## What is asked
Leaving out every picture, retype the lines below from the top through the one that contains "import matplotlib.pyplot as plt".

───── Supplied material

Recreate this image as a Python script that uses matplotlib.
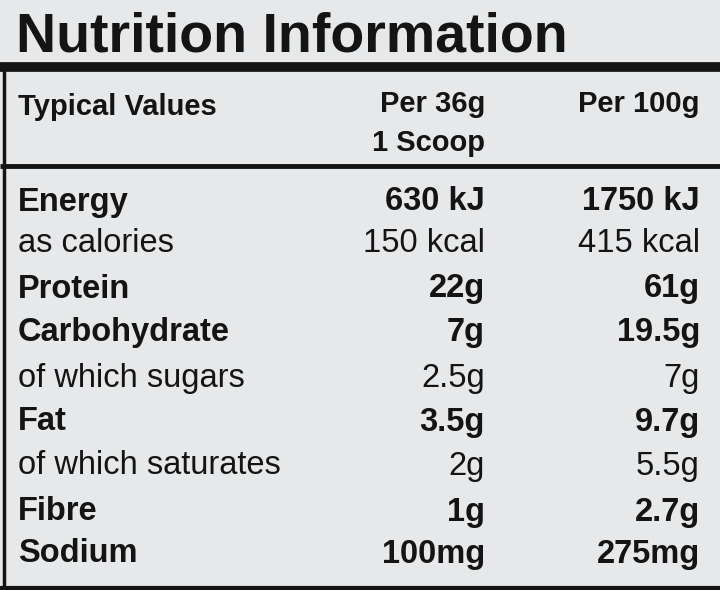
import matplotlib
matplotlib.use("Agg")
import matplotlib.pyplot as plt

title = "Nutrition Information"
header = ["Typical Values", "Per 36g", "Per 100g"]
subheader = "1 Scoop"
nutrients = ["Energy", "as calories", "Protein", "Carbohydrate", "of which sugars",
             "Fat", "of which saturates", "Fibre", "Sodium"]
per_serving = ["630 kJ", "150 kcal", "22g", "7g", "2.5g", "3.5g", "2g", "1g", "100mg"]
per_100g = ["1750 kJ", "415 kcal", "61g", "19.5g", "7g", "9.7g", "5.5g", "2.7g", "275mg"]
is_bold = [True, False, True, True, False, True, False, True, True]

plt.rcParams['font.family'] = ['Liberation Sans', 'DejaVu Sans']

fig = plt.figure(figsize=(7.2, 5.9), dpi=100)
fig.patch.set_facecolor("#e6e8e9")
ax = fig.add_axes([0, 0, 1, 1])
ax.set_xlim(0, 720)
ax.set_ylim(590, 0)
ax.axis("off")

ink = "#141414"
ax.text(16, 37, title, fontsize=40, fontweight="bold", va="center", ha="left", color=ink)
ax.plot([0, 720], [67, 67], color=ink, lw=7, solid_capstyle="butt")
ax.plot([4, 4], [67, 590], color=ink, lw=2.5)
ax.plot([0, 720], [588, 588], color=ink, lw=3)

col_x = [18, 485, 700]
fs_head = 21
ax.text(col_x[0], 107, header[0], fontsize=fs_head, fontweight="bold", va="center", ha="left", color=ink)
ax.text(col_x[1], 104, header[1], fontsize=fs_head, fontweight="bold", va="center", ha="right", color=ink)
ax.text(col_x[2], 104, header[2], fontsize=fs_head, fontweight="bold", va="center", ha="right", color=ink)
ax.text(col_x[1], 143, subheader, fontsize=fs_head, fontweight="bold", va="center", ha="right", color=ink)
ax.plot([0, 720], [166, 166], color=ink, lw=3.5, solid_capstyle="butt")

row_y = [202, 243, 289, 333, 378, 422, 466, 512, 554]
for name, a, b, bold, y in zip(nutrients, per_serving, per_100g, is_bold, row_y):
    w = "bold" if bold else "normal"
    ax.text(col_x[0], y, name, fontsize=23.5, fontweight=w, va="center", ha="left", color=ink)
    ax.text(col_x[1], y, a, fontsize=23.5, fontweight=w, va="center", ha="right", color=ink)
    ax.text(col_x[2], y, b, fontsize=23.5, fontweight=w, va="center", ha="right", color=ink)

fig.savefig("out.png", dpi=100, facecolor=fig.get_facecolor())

──────────

## Task output
Recreate this image as a Python script that uses matplotlib.
import matplotlib
matplotlib.use("Agg")
import matplotlib.pyplot as plt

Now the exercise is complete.